Из всего этого может следовать, что сексуальность для Лютера — злосчастная необходимость, так сказать, конструктивная ошибка априори грешного человека. Лютер не связывает с ней эротические радости — или не признается себе в этом. Правда, в его практических советах, касающихся образа жизни христианина, все-таки присутствует некоторый реализм. Хорошо известна и много раз подвергалась критике, например, его точка зрения: «Если женщина отказывается, позови девушку». К тому же Лютер оставался сторонником убеждения, что христианину позволено все, на что нет четких запретов Библии. Это касается и полигамии, пример которой подавали патриархи. Правда, Лютер не заходит так далеко, чтобы провозгласить полигамные радости доступными для всех, но подчеркивает относительность своей терпимости, напоминая христианскому миру, что не всякой свободой следует пользоваться. Этот ответ очень характерен для этической системы Лютера. Он отказывается быть законодателем и энергично защищает свободу христианина, но при этом взывает к совести верующих и проповедует всяческую умеренность. Такую же позицию он занимает по отношению к обузданию сексуальности. Желание — по Лютеру — инстинктивно, неукротимо, имеет животный характер и подобно бешеному зверю, которому время от времени нужно давать волю.
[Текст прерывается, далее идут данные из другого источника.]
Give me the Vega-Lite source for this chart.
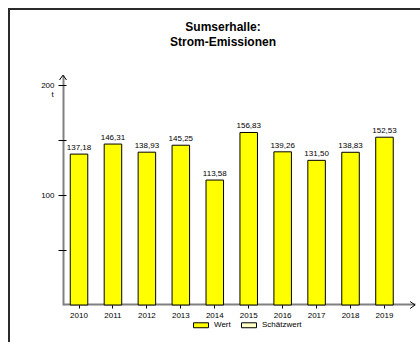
{
  "$schema": "https://vega.github.io/schema/vega-lite/v6.json",
  "autosize": {"type": "none"},
  "width": 428,
  "height": 345,
  "padding": {"left": 9, "top": 9, "right": -17, "bottom": -12},
  "background": "#ffffff",
  "title": {
    "text": ["Sumserhalle:", "Strom-Emissionen"],
    "anchor": "middle",
    "frame": "group",
    "offset": -39.5,
    "baseline": "top",
    "font": "Liberation Sans",
    "fontSize": 12,
    "fontWeight": "bold",
    "lineHeight": 15,
    "color": "#000000"
  },
  "config": {
    "locale": {"number": {"decimal": ",", "thousands": ".", "grouping": [3], "currency": ["", " €"]}},
    "view": {"stroke": "#2a2a2a", "strokeWidth": 2},
    "font": "Liberation Sans",
    "axis": {"labelFont": "Liberation Sans", "labelFontSize": 8, "labelColor": "#000000", "grid": false, "tickColor": "#000000", "domainColor": "#808080", "domainWidth": 2}
  },
  "datasets": {
    "emissionen": [
      {"Jahr": "2010", "v": 137.18, "Typ": "Wert"},
      {"Jahr": "2011", "v": 146.31, "Typ": "Wert"},
      {"Jahr": "2012", "v": 138.93, "Typ": "Wert"},
      {"Jahr": "2013", "v": 145.25, "Typ": "Wert"},
      {"Jahr": "2014", "v": 113.58, "Typ": "Wert"},
      {"Jahr": "2015", "v": 156.83, "Typ": "Wert"},
      {"Jahr": "2016", "v": 139.26, "Typ": "Wert"},
      {"Jahr": "2017", "v": 131.50, "Typ": "Wert"},
      {"Jahr": "2018", "v": 138.83, "Typ": "Wert"},
      {"Jahr": "2019", "v": 152.53, "Typ": "Wert"}
    ],
    "pfeile": [
      {"ax": 0, "ay": 209, "richtung": "oben"},
      {"ax": 1, "ay": 0, "richtung": "rechts"}
    ]
  },
  "layer": [
    {
      "data": {"name": "pfeile"},
      "mark": {"type": "point", "filled": false, "stroke": "#000000", "strokeWidth": 1, "size": 49, "opacity": 1},
      "encoding": {
        "x": {"field": "ax", "type": "quantitative", "scale": {"domain": [0, 1], "range": [54, 406], "nice": false, "zero": false}, "axis": null},
        "y": {"field": "ay", "type": "quantitative", "scale": {"domain": [0, 209], "range": [296, 66.1], "nice": false}, "axis": {"orient": "left", "offset": -54, "domain": true, "ticks": false, "labels": false, "grid": false, "title": null}},
        "shape": {"field": "richtung", "type": "nominal", "scale": {"domain": ["oben", "rechts"], "range": ["M-1,1.4L0,0L1,1.4", "M-1.4,-1L0,0L-1.4,1"]}, "legend": null}
      }
    },
    {
      "data": {"name": "emissionen"},
      "encoding": {
        "x": {"field": "Jahr", "type": "ordinal", "scale": {"range": [54, 406], "paddingInner": 0.484, "paddingOuter": 0.4275, "align": 0.25},
          "axis": {"orient": "bottom", "offset": -50, "title": null, "labelAngle": 0, "tickSize": 4, "labelPadding": 3, "domain": true}},
        "y": {"field": "v", "type": "quantitative", "scale": {"domain": [0, 209], "range": [296, 66.1], "nice": false}}
      },
      "layer": [
        {
          "mark": {"type": "bar", "stroke": "#000000", "strokeWidth": 1},
          "encoding": {
            "y": {"field": "v", "type": "quantitative", "scale": {"domain": [0, 209], "range": [296, 66.1], "nice": false},
              "axis": {"orient": "left", "offset": -57, "domain": false, "tickSize": 8, "labelPadding": 4, "values": [50, 100, 150, 200],
                "labelExpr": "datum.value % 100 == 0 ? datum.label : ''",
                "title": "t", "titleAngle": 0, "titleX": -14, "titleY": 85, "titleAlign": "center", "titleBaseline": "middle",
                "titleFont": "Liberation Sans", "titleFontSize": 8, "titleFontWeight": "normal", "titleColor": "#000000"}},
            "fill": {"field": "Typ", "type": "nominal", "scale": {"domain": ["Wert", "Schätzwert"], "range": ["#ffff00", "#ffffc8"]},
              "legend": {"title": null, "orient": "none", "direction": "horizontal", "legendX": 184, "legendY": 308, "padding": 0,
                "symbolType": "M-1,-0.33H1V0.33H-1Z", "symbolSize": 225, "symbolStrokeColor": "#000000", "symbolStrokeWidth": 1,
                "labelFont": "Liberation Sans", "labelFontSize": 8, "labelColor": "#000000", "labelOffset": 5, "columnPadding": 8}}
          }
        },
        {
          "mark": {"type": "text", "baseline": "bottom", "dy": -2, "font": "Liberation Sans", "fontSize": 8, "color": "#000000"},
          "encoding": {
            "text": {"field": "v", "type": "quantitative", "format": ".2f"}
          }
        }
      ]
    }
  ],
  "resolve": {"scale": {"x": "independent", "y": "independent", "shape": "independent"}}
}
Хотя реформатор отвергает иерархию католической церкви и, в первую очередь, ее самовольно присвоенный авторитет, он сам занимает вполне авторитарную позицию в богословских, моральных и практических вопросах. Лютер защищает сословные различия, не возражает против применения силы и с наивным доверием готов передать абсолютную власть в светские руки. Твердо уверенный в том, что миром нельзя править без насилия, он негодует, когда крестьяне восстают против неволи. Протест угнетенных для него не что иное, как отсутствие должного послушания и покорности мирской власти. Точно так же реакционно лютеровское понимание политики, которое внесло решающий вклад в развитие протестантизма как конфессии, поддерживающей государство и зависимой от него. В случае сомнений передай решение на усмотрение властителя — так гласит его максима.

Покорность властям и подавление всякой эротической свободы идут в Реформации рука об руку. Многочисленные табу и истерические наставления пуританского протестантизма заставляют человека постоянно ощущать себя виноватым, и это чувство вины исключает спонтанное эротическое переживание. О жизни, полной желания и любви, можно забыть.

Все XVI столетие протестанты показывают себя расточительными только в одном отношении: они не жалеют энергии на богословские дебаты и доктринерские дискуссии о том, какую одежду следует носить духовным лицам, уместно ли заменять каменные алтари деревянными столами и где их нужно ставить — в центре церкви или на восточной стороне. Эти пространные споры и обсуждения показывают склонность евангелической церкви к регулированию банальнейших вопросов, что ведет также к отказу от эротики.

Протестантам не приходит в голову, что религия вполне может сосуществовать с радостью и жаждой жизни. Они сознательно отказываются от всякого желания и вместо этого лелеют мелочность и нередко враждебность по отношению к женщине. Не стоит удивляться, что реформаторские движения проклинают карнавалы, маскарады, танцы, игры и другие увеселения, изгоняют смех не только из святых зон, но и вообще из жизни. В этом они опять же проявляют рвение и основательность. Они ожесточенно выступают против пьянства, которое, как известно, ослабляет самоконтроль, и ненавидят театр, поскольку он обращается непосредственно к чувствам и бессознательному.

Еще при жизни Лютера отчетливо проявляется реформаторское предпочтение жесткого патриархального и патерналистского мышления. Всякого рода ограничения по отношению к сексуальности красной нитью проходят через всю Реформацию, особенно в ее экстремальных вариантах — кальвинизме и пуританизме.